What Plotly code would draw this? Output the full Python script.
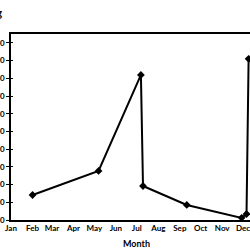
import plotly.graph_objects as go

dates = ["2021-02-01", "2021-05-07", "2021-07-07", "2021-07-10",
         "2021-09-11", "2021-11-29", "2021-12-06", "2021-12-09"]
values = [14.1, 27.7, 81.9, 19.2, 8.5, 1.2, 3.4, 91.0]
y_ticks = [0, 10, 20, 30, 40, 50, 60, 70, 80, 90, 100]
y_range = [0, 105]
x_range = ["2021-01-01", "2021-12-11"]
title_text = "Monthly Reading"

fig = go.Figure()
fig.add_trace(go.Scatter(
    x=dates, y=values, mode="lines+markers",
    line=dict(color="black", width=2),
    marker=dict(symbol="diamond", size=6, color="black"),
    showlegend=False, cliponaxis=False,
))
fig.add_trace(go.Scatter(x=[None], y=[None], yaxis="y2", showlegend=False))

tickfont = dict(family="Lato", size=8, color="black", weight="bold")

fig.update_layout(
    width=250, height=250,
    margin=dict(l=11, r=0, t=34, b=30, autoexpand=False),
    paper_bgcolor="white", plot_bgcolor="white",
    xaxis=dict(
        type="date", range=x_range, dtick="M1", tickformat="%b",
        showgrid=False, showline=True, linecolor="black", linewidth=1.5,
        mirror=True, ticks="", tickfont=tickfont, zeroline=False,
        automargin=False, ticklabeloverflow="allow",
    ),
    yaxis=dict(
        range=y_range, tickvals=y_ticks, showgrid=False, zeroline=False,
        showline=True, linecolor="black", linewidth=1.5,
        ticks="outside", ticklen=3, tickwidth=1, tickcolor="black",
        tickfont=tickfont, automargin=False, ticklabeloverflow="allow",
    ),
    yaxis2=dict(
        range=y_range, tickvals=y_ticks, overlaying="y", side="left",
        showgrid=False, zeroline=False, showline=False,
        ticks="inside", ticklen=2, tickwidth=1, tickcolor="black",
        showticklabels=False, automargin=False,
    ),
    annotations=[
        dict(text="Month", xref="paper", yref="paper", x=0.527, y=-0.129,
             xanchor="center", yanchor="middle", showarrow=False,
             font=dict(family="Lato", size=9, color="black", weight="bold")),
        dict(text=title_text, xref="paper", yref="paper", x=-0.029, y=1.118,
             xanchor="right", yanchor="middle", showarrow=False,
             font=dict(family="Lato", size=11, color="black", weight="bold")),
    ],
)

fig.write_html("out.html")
---
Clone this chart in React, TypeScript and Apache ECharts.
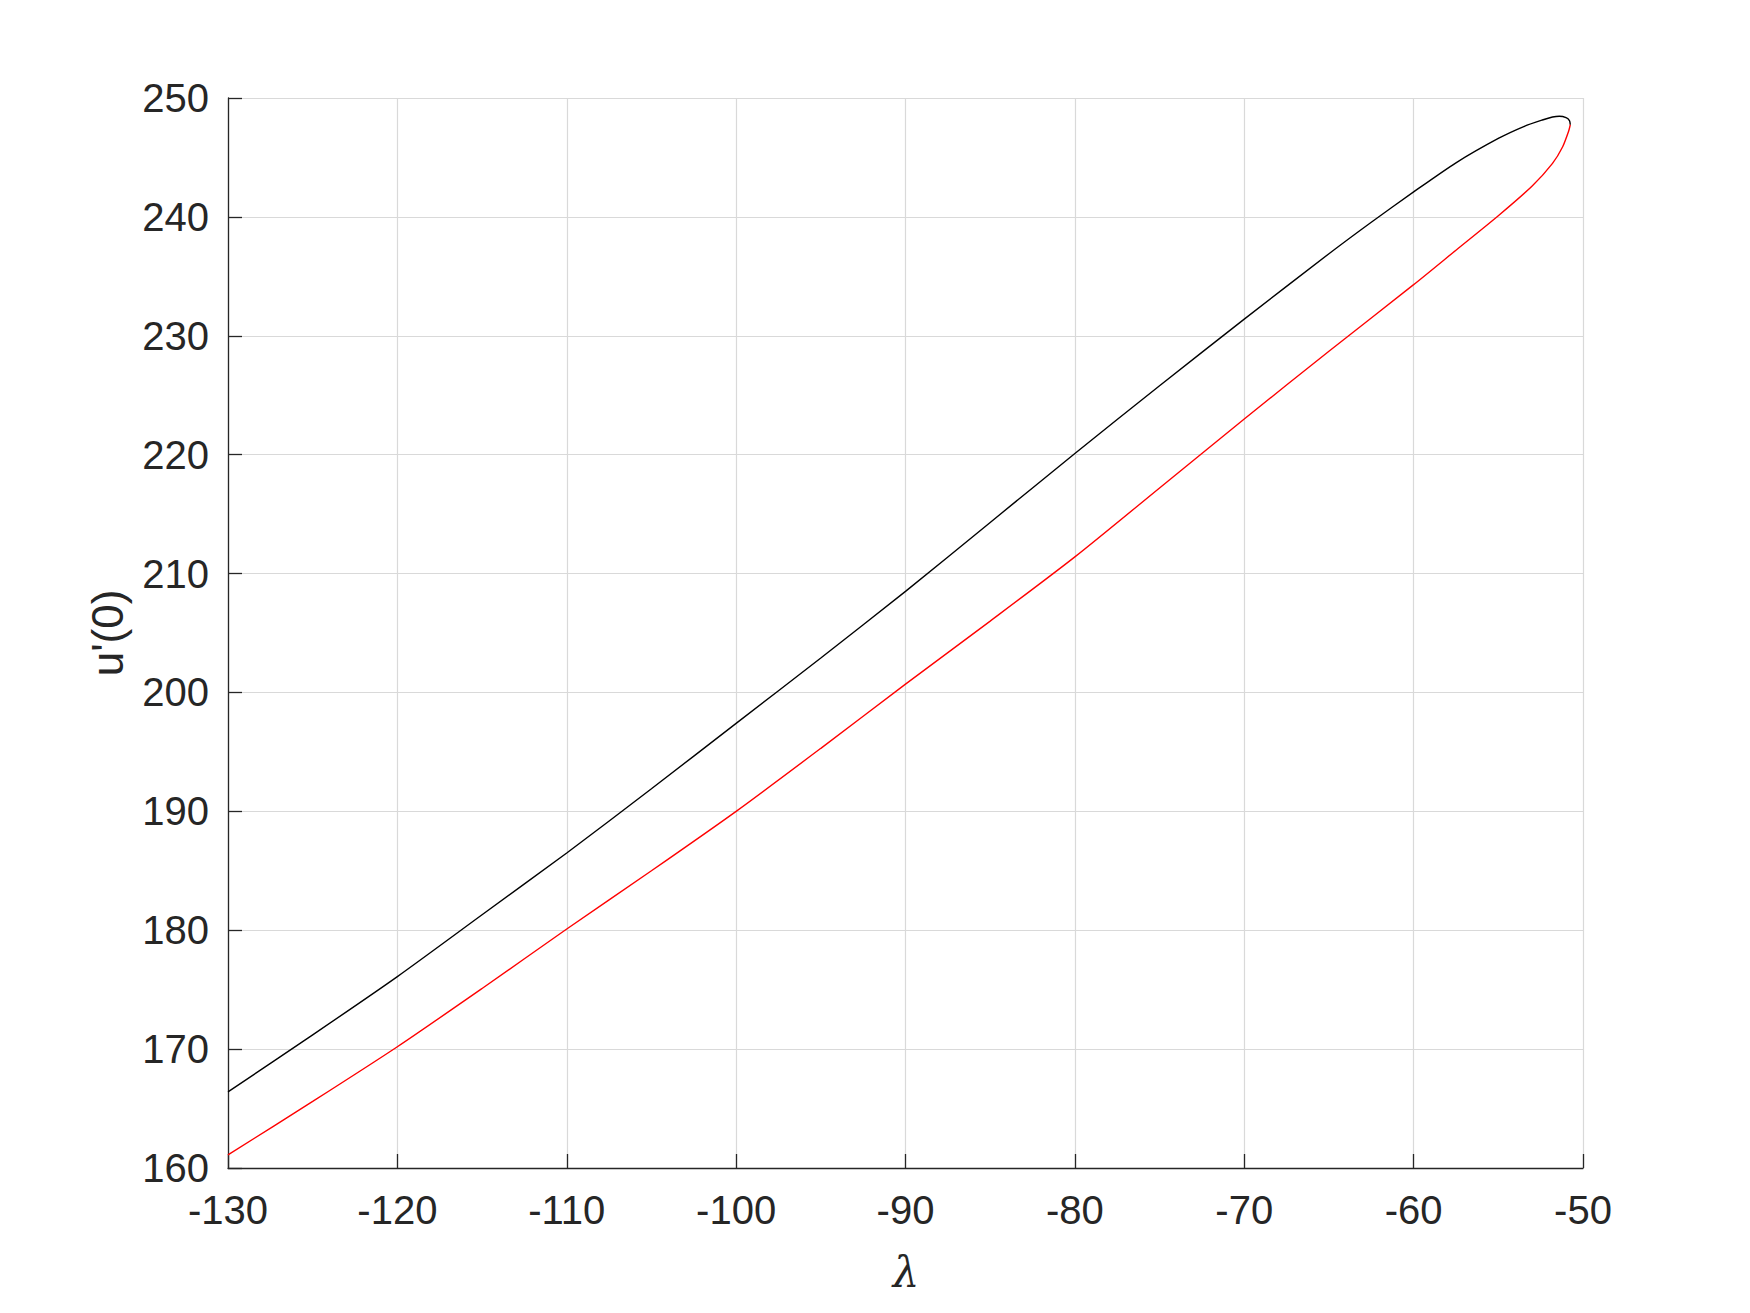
...
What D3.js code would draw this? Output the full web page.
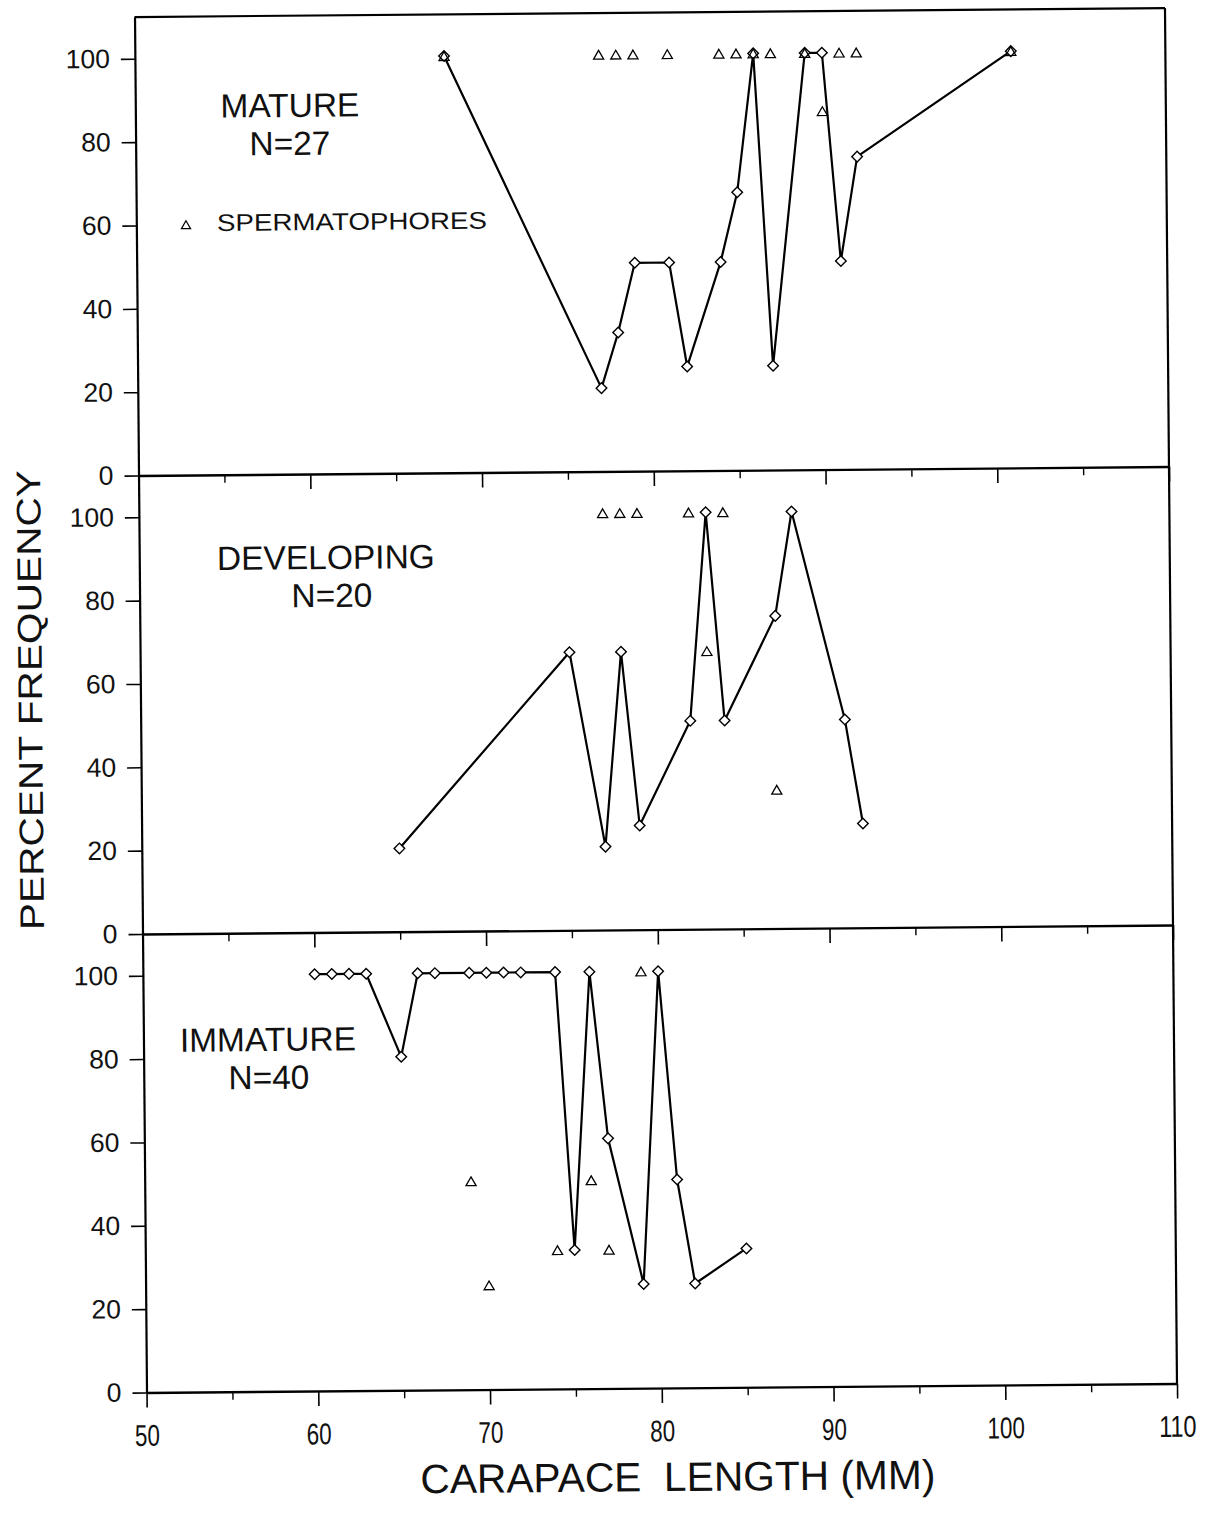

▶ [DIRECTIONS] Print out, exactly and with nothing added, the lines starting at the line holding "What Plotly code" and ending at the line holding "import plotly.graph_objects as go", minus any pictures.

▶ [SOLUTION TO THE PROBLEM]
What Plotly code would draw this? Output the full Python script.
import plotly.graph_objects as go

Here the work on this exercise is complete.